### Directions for this task
Give the data below again exactly as it stands. Omit the pictures.

┌────────

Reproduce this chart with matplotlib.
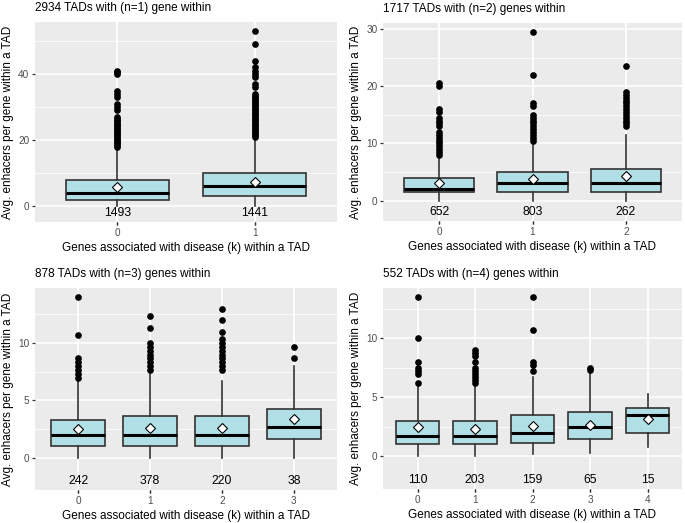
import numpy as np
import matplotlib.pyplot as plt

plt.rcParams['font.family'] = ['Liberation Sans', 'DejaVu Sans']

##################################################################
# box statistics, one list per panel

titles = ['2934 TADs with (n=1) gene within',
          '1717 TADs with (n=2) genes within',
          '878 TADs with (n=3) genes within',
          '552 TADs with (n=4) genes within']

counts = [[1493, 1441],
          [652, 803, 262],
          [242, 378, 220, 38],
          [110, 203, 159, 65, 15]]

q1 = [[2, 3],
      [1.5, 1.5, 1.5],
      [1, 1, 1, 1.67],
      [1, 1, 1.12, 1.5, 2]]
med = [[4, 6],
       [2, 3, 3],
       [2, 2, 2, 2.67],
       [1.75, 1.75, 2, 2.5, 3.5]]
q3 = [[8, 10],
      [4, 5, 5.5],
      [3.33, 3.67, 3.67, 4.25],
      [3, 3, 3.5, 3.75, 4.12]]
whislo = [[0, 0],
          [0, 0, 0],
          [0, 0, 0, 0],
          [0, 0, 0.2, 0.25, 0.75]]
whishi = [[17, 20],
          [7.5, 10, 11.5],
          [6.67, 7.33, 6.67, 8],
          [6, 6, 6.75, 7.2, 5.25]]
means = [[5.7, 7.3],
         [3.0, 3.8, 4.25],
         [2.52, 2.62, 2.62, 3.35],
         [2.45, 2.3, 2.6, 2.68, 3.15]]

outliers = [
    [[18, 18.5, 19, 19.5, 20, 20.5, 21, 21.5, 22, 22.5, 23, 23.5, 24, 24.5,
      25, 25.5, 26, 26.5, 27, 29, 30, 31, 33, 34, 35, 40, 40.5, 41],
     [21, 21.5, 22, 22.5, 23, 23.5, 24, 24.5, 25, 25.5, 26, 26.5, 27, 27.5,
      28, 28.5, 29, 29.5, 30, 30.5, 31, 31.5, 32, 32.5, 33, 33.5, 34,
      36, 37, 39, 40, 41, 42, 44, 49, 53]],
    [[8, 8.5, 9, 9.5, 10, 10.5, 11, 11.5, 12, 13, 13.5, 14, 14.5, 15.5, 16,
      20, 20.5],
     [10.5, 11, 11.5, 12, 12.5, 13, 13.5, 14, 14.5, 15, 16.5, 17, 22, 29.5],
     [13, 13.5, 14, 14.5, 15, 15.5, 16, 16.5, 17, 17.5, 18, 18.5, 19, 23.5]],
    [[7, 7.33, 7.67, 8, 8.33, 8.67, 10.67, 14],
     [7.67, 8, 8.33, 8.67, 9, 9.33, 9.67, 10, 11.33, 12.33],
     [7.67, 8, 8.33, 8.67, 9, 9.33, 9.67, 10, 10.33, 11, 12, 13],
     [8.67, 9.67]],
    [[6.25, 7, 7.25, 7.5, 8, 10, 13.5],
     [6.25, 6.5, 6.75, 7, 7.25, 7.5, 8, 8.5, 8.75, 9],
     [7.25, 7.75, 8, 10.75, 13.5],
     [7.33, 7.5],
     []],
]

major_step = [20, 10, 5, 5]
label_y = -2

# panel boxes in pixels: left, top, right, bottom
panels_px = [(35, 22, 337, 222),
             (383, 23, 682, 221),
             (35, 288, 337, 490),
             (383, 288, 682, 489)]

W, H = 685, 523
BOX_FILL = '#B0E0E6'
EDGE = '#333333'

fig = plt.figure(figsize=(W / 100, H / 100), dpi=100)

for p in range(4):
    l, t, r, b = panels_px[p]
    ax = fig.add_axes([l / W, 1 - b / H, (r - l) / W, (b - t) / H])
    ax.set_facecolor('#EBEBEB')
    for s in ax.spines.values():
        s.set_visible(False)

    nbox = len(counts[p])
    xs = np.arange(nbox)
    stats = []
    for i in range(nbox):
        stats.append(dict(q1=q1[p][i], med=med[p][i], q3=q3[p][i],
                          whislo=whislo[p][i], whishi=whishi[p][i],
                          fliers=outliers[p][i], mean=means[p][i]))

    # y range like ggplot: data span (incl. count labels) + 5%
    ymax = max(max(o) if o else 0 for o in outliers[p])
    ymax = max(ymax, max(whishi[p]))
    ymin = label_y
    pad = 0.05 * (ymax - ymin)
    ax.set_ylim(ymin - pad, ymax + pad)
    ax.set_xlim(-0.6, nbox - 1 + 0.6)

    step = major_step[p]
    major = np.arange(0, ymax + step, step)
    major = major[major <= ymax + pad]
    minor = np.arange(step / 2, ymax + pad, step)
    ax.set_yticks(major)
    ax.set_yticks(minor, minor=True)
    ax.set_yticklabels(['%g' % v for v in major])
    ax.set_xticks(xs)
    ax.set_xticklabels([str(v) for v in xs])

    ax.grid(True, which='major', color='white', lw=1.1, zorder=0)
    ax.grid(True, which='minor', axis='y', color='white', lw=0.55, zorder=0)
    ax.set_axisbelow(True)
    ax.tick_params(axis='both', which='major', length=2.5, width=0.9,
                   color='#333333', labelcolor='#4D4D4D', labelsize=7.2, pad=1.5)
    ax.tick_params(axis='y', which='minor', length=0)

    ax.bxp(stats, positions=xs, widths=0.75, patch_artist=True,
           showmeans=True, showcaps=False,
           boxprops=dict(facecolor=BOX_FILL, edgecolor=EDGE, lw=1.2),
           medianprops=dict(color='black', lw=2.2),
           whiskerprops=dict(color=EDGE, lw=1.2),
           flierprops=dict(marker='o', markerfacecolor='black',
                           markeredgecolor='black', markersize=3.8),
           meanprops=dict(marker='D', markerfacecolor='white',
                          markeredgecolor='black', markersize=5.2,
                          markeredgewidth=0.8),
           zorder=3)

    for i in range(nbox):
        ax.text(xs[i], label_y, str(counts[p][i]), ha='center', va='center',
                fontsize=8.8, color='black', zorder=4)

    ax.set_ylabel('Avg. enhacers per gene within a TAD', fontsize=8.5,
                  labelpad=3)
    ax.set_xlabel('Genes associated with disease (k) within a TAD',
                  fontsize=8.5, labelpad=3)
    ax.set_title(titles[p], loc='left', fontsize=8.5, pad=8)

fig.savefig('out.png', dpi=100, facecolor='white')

└────────

### Final answer
Reproduce this chart with matplotlib.
import numpy as np
import matplotlib.pyplot as plt

plt.rcParams['font.family'] = ['Liberation Sans', 'DejaVu Sans']

##################################################################
# box statistics, one list per panel

titles = ['2934 TADs with (n=1) gene within',
          '1717 TADs with (n=2) genes within',
          '878 TADs with (n=3) genes within',
          '552 TADs with (n=4) genes within']

counts = [[1493, 1441],
          [652, 803, 262],
          [242, 378, 220, 38],
          [110, 203, 159, 65, 15]]

q1 = [[2, 3],
      [1.5, 1.5, 1.5],
      [1, 1, 1, 1.67],
      [1, 1, 1.12, 1.5, 2]]
med = [[4, 6],
       [2, 3, 3],
       [2, 2, 2, 2.67],
       [1.75, 1.75, 2, 2.5, 3.5]]
q3 = [[8, 10],
      [4, 5, 5.5],
      [3.33, 3.67, 3.67, 4.25],
      [3, 3, 3.5, 3.75, 4.12]]
whislo = [[0, 0],
          [0, 0, 0],
          [0, 0, 0, 0],
          [0, 0, 0.2, 0.25, 0.75]]
whishi = [[17, 20],
          [7.5, 10, 11.5],
          [6.67, 7.33, 6.67, 8],
          [6, 6, 6.75, 7.2, 5.25]]
means = [[5.7, 7.3],
         [3.0, 3.8, 4.25],
         [2.52, 2.62, 2.62, 3.35],
         [2.45, 2.3, 2.6, 2.68, 3.15]]

outliers = [
    [[18, 18.5, 19, 19.5, 20, 20.5, 21, 21.5, 22, 22.5, 23, 23.5, 24, 24.5,
      25, 25.5, 26, 26.5, 27, 29, 30, 31, 33, 34, 35, 40, 40.5, 41],
     [21, 21.5, 22, 22.5, 23, 23.5, 24, 24.5, 25, 25.5, 26, 26.5, 27, 27.5,
      28, 28.5, 29, 29.5, 30, 30.5, 31, 31.5, 32, 32.5, 33, 33.5, 34,
      36, 37, 39, 40, 41, 42, 44, 49, 53]],
    [[8, 8.5, 9, 9.5, 10, 10.5, 11, 11.5, 12, 13, 13.5, 14, 14.5, 15.5, 16,
      20, 20.5],
     [10.5, 11, 11.5, 12, 12.5, 13, 13.5, 14, 14.5, 15, 16.5, 17, 22, 29.5],
     [13, 13.5, 14, 14.5, 15, 15.5, 16, 16.5, 17, 17.5, 18, 18.5, 19, 23.5]],
    [[7, 7.33, 7.67, 8, 8.33, 8.67, 10.67, 14],
     [7.67, 8, 8.33, 8.67, 9, 9.33, 9.67, 10, 11.33, 12.33],
     [7.67, 8, 8.33, 8.67, 9, 9.33, 9.67, 10, 10.33, 11, 12, 13],
     [8.67, 9.67]],
    [[6.25, 7, 7.25, 7.5, 8, 10, 13.5],
     [6.25, 6.5, 6.75, 7, 7.25, 7.5, 8, 8.5, 8.75, 9],
     [7.25, 7.75, 8, 10.75, 13.5],
     [7.33, 7.5],
     []],
]

major_step = [20, 10, 5, 5]
label_y = -2

# panel boxes in pixels: left, top, right, bottom
panels_px = [(35, 22, 337, 222),
             (383, 23, 682, 221),
             (35, 288, 337, 490),
             (383, 288, 682, 489)]

W, H = 685, 523
BOX_FILL = '#B0E0E6'
EDGE = '#333333'

fig = plt.figure(figsize=(W / 100, H / 100), dpi=100)

for p in range(4):
    l, t, r, b = panels_px[p]
    ax = fig.add_axes([l / W, 1 - b / H, (r - l) / W, (b - t) / H])
    ax.set_facecolor('#EBEBEB')
    for s in ax.spines.values():
        s.set_visible(False)

    nbox = len(counts[p])
    xs = np.arange(nbox)
    stats = []
    for i in range(nbox):
        stats.append(dict(q1=q1[p][i], med=med[p][i], q3=q3[p][i],
                          whislo=whislo[p][i], whishi=whishi[p][i],
                          fliers=outliers[p][i], mean=means[p][i]))

    # y range like ggplot: data span (incl. count labels) + 5%
    ymax = max(max(o) if o else 0 for o in outliers[p])
    ymax = max(ymax, max(whishi[p]))
    ymin = label_y
    pad = 0.05 * (ymax - ymin)
    ax.set_ylim(ymin - pad, ymax + pad)
    ax.set_xlim(-0.6, nbox - 1 + 0.6)

    step = major_step[p]
    major = np.arange(0, ymax + step, step)
    major = major[major <= ymax + pad]
    minor = np.arange(step / 2, ymax + pad, step)
    ax.set_yticks(major)
    ax.set_yticks(minor, minor=True)
    ax.set_yticklabels(['%g' % v for v in major])
    ax.set_xticks(xs)
    ax.set_xticklabels([str(v) for v in xs])

    ax.grid(True, which='major', color='white', lw=1.1, zorder=0)
    ax.grid(True, which='minor', axis='y', color='white', lw=0.55, zorder=0)
    ax.set_axisbelow(True)
    ax.tick_params(axis='both', which='major', length=2.5, width=0.9,
                   color='#333333', labelcolor='#4D4D4D', labelsize=7.2, pad=1.5)
    ax.tick_params(axis='y', which='minor', length=0)

    ax.bxp(stats, positions=xs, widths=0.75, patch_artist=True,
           showmeans=True, showcaps=False,
           boxprops=dict(facecolor=BOX_FILL, edgecolor=EDGE, lw=1.2),
           medianprops=dict(color='black', lw=2.2),
           whiskerprops=dict(color=EDGE, lw=1.2),
           flierprops=dict(marker='o', markerfacecolor='black',
                           markeredgecolor='black', markersize=3.8),
           meanprops=dict(marker='D', markerfacecolor='white',
                          markeredgecolor='black', markersize=5.2,
                          markeredgewidth=0.8),
           zorder=3)

    for i in range(nbox):
        ax.text(xs[i], label_y, str(counts[p][i]), ha='center', va='center',
                fontsize=8.8, color='black', zorder=4)

    ax.set_ylabel('Avg. enhacers per gene within a TAD', fontsize=8.5,
                  labelpad=3)
    ax.set_xlabel('Genes associated with disease (k) within a TAD',
                  fontsize=8.5, labelpad=3)
    ax.set_title(titles[p], loc='left', fontsize=8.5, pad=8)

fig.savefig('out.png', dpi=100, facecolor='white')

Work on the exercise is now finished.